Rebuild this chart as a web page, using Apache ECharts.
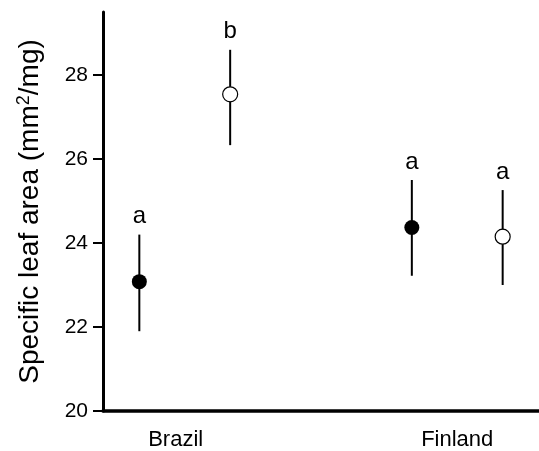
<!DOCTYPE html>
<html>
<head>
<meta charset="utf-8">
<script src="https://cdn.jsdelivr.net/npm/echarts@6/dist/echarts.min.js"></script>
<style>
  html, body { margin: 0; padding: 0; background: #fff; }
  #main { width: 539px; height: 451px; }
</style>
</head>
<body>
<div id="main"></div>
<script>
// country groups and where their labels sit on the x scale
var categories = ['Brazil', 'Finland'];
var categoryPos = [0.8, 3.9];

// one entry per point: Brazil filled, Brazil open, Finland filled, Finland open
var xPos = [0.4, 1.4, 3.4, 4.4];
var filled = [true, false, true, false];
var means = [23.08, 27.54, 24.37, 24.15];
var upper = [24.2, 28.6, 25.5, 25.26];
var lower = [21.9, 26.33, 23.22, 23.0];
var letters = ['a', 'b', 'a', 'a'];

var yTicks = [20, 22, 24, 26, 28];

var font = 'Liberation Sans, Arial, sans-serif';

var myChart = echarts.init(document.getElementById('main'));

var barData = xPos.map(function (x, i) {
  return [x, lower[i], upper[i], letters[i]];
});
var filledPts = [], openPts = [];
xPos.forEach(function (x, i) {
  (filled[i] ? filledPts : openPts).push([x, means[i]]);
});

var option = {
  animation: false,
  grid: { left: 103, right: 0, top: 12, bottom: 40 },
  xAxis: {
    type: 'value',
    min: 0,
    max: 4.8,
    splitLine: { show: false },
    axisLine: { lineStyle: { color: '#000', width: 3.5 } },
    axisTick: { show: false },
    axisLabel: {
      customValues: categoryPos,
      formatter: function (v) {
        return categories[categoryPos.indexOf(v)];
      },
      color: '#000',
      fontFamily: font,
      fontSize: 22,
      margin: 18
    }
  },
  yAxis: {
    type: 'value',
    min: 20,
    max: 29.5,
    name: 'Specific leaf area (mm{sup|2}/mg)',
    nameLocation: 'middle',
    nameGap: 58,
    nameTextStyle: {
      color: '#000',
      fontFamily: font,
      fontSize: 28,
      rich: {
        sup: { fontSize: 18, verticalAlign: 'top', padding: [0, 0, 12, 0], color: '#000', fontFamily: font }
      }
    },
    splitLine: { show: false },
    axisLine: { show: true, lineStyle: { color: '#000', width: 3 } },
    axisTick: {
      show: true,
      customValues: yTicks,
      length: 10,
      lineStyle: { color: '#000', width: 2 }
    },
    axisLabel: {
      customValues: yTicks,
      color: '#000',
      fontFamily: font,
      fontSize: 21,
      margin: 15
    }
  },
  series: [
    {
      // error bars plus the significance letters
      type: 'custom',
      data: barData,
      z: 2,
      renderItem: function (params, api) {
        var lo = api.coord([api.value(0), api.value(1)]);
        var hi = api.coord([api.value(0), api.value(2)]);
        return {
          type: 'group',
          children: [
            {
              type: 'line',
              shape: { x1: lo[0], y1: lo[1], x2: hi[0], y2: hi[1] },
              style: { stroke: '#000', lineWidth: 2 }
            },
            {
              type: 'text',
              x: hi[0],
              y: hi[1] - 6,
              style: {
                text: barData[params.dataIndex][3],
                fill: '#000',
                font: '24px ' + font,
                align: 'center',
                verticalAlign: 'bottom'
              }
            }
          ]
        };
      }
    },
    {
      type: 'scatter',
      data: filledPts,
      symbol: 'circle',
      symbolSize: 15,
      z: 3,
      itemStyle: { color: '#000', opacity: 1 }
    },
    {
      type: 'scatter',
      data: openPts,
      symbol: 'circle',
      symbolSize: 15,
      z: 3,
      itemStyle: { color: '#fff', borderColor: '#000', borderWidth: 1.2, opacity: 1 }
    }
  ]
};

myChart.setOption(option);
</script>
</body>
</html>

○ ○ ○ ○ ○

Required task
Reproduce the data above word for word from its first line through the line that holds "var myChart = echarts.init(document.getElementById('main'));", both ends included; skip pictures.

In response
Rebuild this chart as a web page, using Apache ECharts.
<!DOCTYPE html>
<html>
<head>
<meta charset="utf-8">
<script src="https://cdn.jsdelivr.net/npm/echarts@6/dist/echarts.min.js"></script>
<style>
  html, body { margin: 0; padding: 0; background: #fff; }
  #main { width: 539px; height: 451px; }
</style>
</head>
<body>
<div id="main"></div>
<script>
// country groups and where their labels sit on the x scale
var categories = ['Brazil', 'Finland'];
var categoryPos = [0.8, 3.9];

// one entry per point: Brazil filled, Brazil open, Finland filled, Finland open
var xPos = [0.4, 1.4, 3.4, 4.4];
var filled = [true, false, true, false];
var means = [23.08, 27.54, 24.37, 24.15];
var upper = [24.2, 28.6, 25.5, 25.26];
var lower = [21.9, 26.33, 23.22, 23.0];
var letters = ['a', 'b', 'a', 'a'];

var yTicks = [20, 22, 24, 26, 28];

var font = 'Liberation Sans, Arial, sans-serif';

var myChart = echarts.init(document.getElementById('main'));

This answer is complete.